The halo-finding problem revisited: a deep revision of the ASOHF code

Abstract

Context. New-generation cosmological simulations are providing huge amounts of data, whose analysis becomes itself a pressing computational problem. In particular, the identification of gravitationally bound structures, known as halo finding, is one of the main analyses. Several codes that were developed for this task have been presented during the past years. Aims. We present a deep revision of the code ASOHF. The algorithm was thoroughly redesigned in order to improve its capabilities of finding bound structures and substructures using both dark matter particles and stars, its parallel performance, and its abilities of handling simulation outputs with vast amounts of particles.
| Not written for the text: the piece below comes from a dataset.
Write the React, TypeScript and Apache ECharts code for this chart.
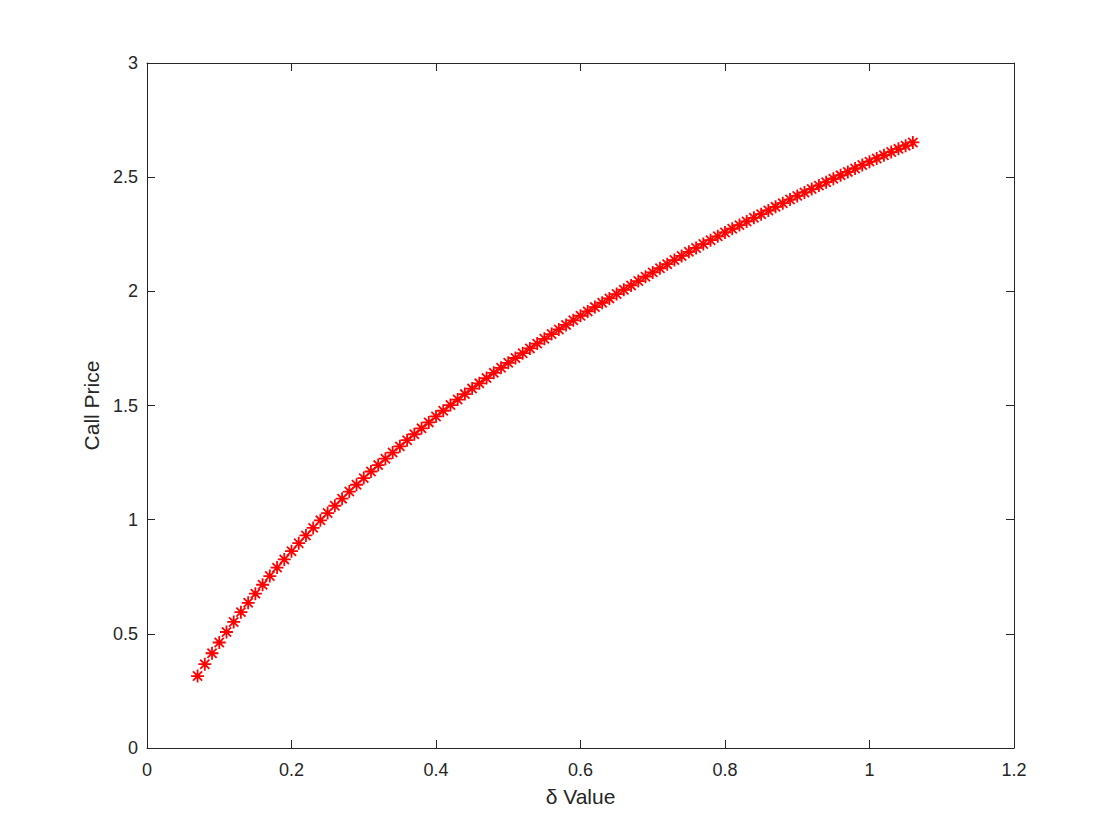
import React, { useEffect, useRef } from "react";
import * as echarts from "echarts";

const deltaValues: number[] = [
  0.07, 0.08, 0.09, 0.1, 0.11, 0.12, 0.13, 0.14, 0.15, 0.16, 0.17, 0.18, 0.19, 0.2,
  0.21, 0.22, 0.23, 0.24, 0.25, 0.26, 0.27, 0.28, 0.29, 0.3,
  0.31, 0.32, 0.33, 0.34, 0.35, 0.36, 0.37, 0.38, 0.39, 0.4,
  0.41, 0.42, 0.43, 0.44, 0.45, 0.46, 0.47, 0.48, 0.49, 0.5,
  0.51, 0.52, 0.53, 0.54, 0.55, 0.56, 0.57, 0.58, 0.59, 0.6,
  0.61, 0.62, 0.63, 0.64, 0.65, 0.66, 0.67, 0.68, 0.69, 0.7,
  0.71, 0.72, 0.73, 0.74, 0.75, 0.76, 0.77, 0.78, 0.79, 0.8,
  0.81, 0.82, 0.83, 0.84, 0.85, 0.86, 0.87, 0.88, 0.89, 0.9,
  0.91, 0.92, 0.93, 0.94, 0.95, 0.96, 0.97, 0.98, 0.99, 1.0,
  1.01, 1.02, 1.03, 1.04, 1.05, 1.06,
];

const callPrices: number[] = [
  0.315, 0.367, 0.415, 0.462, 0.508, 0.552, 0.595, 0.636, 0.676, 0.715, 0.753, 0.79, 0.826, 0.862,
  0.897, 0.931, 0.964, 0.997, 1.029, 1.061, 1.092, 1.123, 1.153, 1.182,
  1.211, 1.239, 1.267, 1.294, 1.321, 1.348, 1.374, 1.4, 1.426, 1.452,
  1.477, 1.502, 1.526, 1.55, 1.574, 1.597, 1.62, 1.643, 1.665, 1.687,
  1.708, 1.729, 1.75, 1.771, 1.792, 1.813, 1.833, 1.853, 1.873, 1.893,
  1.912, 1.931, 1.95, 1.969, 1.988, 2.007, 2.026, 2.045, 2.064, 2.083,
  2.101, 2.119, 2.137, 2.155, 2.173, 2.19, 2.207, 2.224, 2.241, 2.258,
  2.274, 2.29, 2.306, 2.322, 2.338, 2.354, 2.37, 2.386, 2.402, 2.418,
  2.433, 2.448, 2.463, 2.478, 2.493, 2.508, 2.523, 2.538, 2.553, 2.568,
  2.582, 2.596, 2.61, 2.624, 2.638, 2.652,
];

const xTitle = "δ Value";
const yTitle = "Call Price";

const FONT = "'Liberation Sans', Arial, Helvetica, sans-serif";
const AXIS_COLOR = "#262626";
const ASTERISK =
  "path://M0,-6L0,6M-6,0L6,0M-4.24,-4.24L4.24,4.24M-4.24,4.24L4.24,-4.24";

export default function App() {
  const ref = useRef<HTMLDivElement>(null);

  useEffect(() => {
    if (!ref.current) return;
    const chart = echarts.init(ref.current, undefined, { renderer: "svg" });

    const axisLine = { show: true, onZero: false, lineStyle: { color: AXIS_COLOR, width: 1 } };
    const axisTick = { show: true, inside: true, length: 8, lineStyle: { color: AXIS_COLOR, width: 1 } };
    const axisLabel = { color: AXIS_COLOR, fontSize: 18, fontFamily: FONT };
    const nameStyle = { color: AXIS_COLOR, fontSize: 21, fontFamily: FONT };

    chart.setOption({
      animation: false,
      backgroundColor: "#ffffff",
      grid: { left: 147, right: 106, top: 63, bottom: 92, containLabel: false },
      xAxis: [
        {
          type: "value",
          position: "bottom",
          min: 0,
          max: 1.2,
          interval: 0.2,
          axisLine,
          axisTick,
          axisLabel: { ...axisLabel, margin: 13 },
          splitLine: { show: false },
          name: xTitle,
          nameLocation: "middle",
          nameGap: 38,
          nameTextStyle: nameStyle,
        },
        {
          type: "value",
          position: "top",
          min: 0,
          max: 1.2,
          interval: 0.2,
          axisLine,
          axisTick,
          axisLabel: { show: false },
          splitLine: { show: false },
        },
      ],
      yAxis: [
        {
          type: "value",
          position: "left",
          min: 0,
          max: 3,
          interval: 0.5,
          axisLine,
          axisTick,
          axisLabel: { ...axisLabel, margin: 9 },
          splitLine: { show: false },
          name: yTitle,
          nameLocation: "middle",
          nameRotate: 90,
          nameGap: 45,
          nameTextStyle: nameStyle,
        },
        {
          type: "value",
          position: "right",
          min: 0,
          max: 3,
          interval: 0.5,
          axisLine,
          axisTick,
          axisLabel: { show: false },
          splitLine: { show: false },
        },
      ],
      series: [
        {
          type: "scatter",
          xAxisIndex: 0,
          yAxisIndex: 0,
          data: deltaValues.map((d, i) => [d, callPrices[i]]),
          symbol: ASTERISK,
          symbolSize: 13,
          itemStyle: { color: "none", borderColor: "#ff0000", borderWidth: 1.8, opacity: 1 },
        },
      ],
    });

    return () => chart.dispose();
  }, []);

  return (
    <div
      ref={ref}
      style={{ position: "fixed", left: 0, top: 0, width: 1120, height: 840, background: "#fff" }}
    />
  );
}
This upgraded version of ASOHF is conceived to be a publicly available tool. Methods. A battery of idealised and realistic tests are presented in order to assess the performance of the new version of the halo finder. Results. In the idealised tests, ASOHF produces excellent results. It is able to find virtually all the structures and substructures that we placed within the computational domain. When the code is applied to realistic data from simulations, the performance of our finder is fully consistent with the results from other commonly used halo finders. The performance in substructure detection is remarkable. In addition, ASOHF is extremely efficient in terms of computational cost. Conclusions. We present a publicly available deeply revised version of the ASOHF halo finder. The new version of the code produces remarkable results in terms of halo and subhalo finding capabilities, parallel performance, and low computational cost.